San Francisco 7th-graders Caleb Leung and Scully Randlett are making a bridge out of white paper and scotch tape.
“We started off with flat paper, and we rolled it up with knitting needles,” Leung explains. “It’s gonna be a full-size cantilever bridge that’s a basic replica of the top half of the Bay Bridge,” Randlett adds. (The old Bay Bridge, that is – the new one’s more complicated.)
Randlett says he’s always been interested in making things – and this program at his school is helping him get some future job experience. “You might want to get a job as an engineer, and someone wants you to build a bridge across a creek or something. You could go back to this and remember – oh yeah, the degree angles is 45 degrees for each one, besides the top two, or something like that.”

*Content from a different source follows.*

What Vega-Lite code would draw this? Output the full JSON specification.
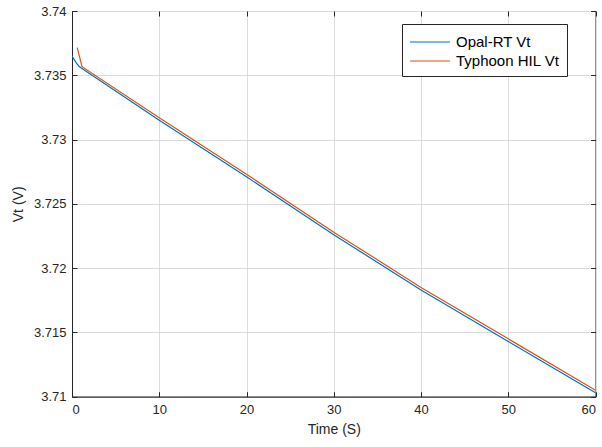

The paper bridge is one of a couple dozen exhibits at a two-day STEM Symposium in Sacramento. “STEM” stands for science, technology, engineering and math.
“So many companies are just searching for the talent, and they’re not finding it among our graduates. So we have an imperative, really to improve our interest in science – keep it alive at an early, young age – so that those students will stay the course, take the hard math classes, take the science classes they need to become those future inventors,” says State Superintendent of Public Instruction Tom Torlakson.
The event is drawing some 2,000 educators, students, business leaders and philanthropists.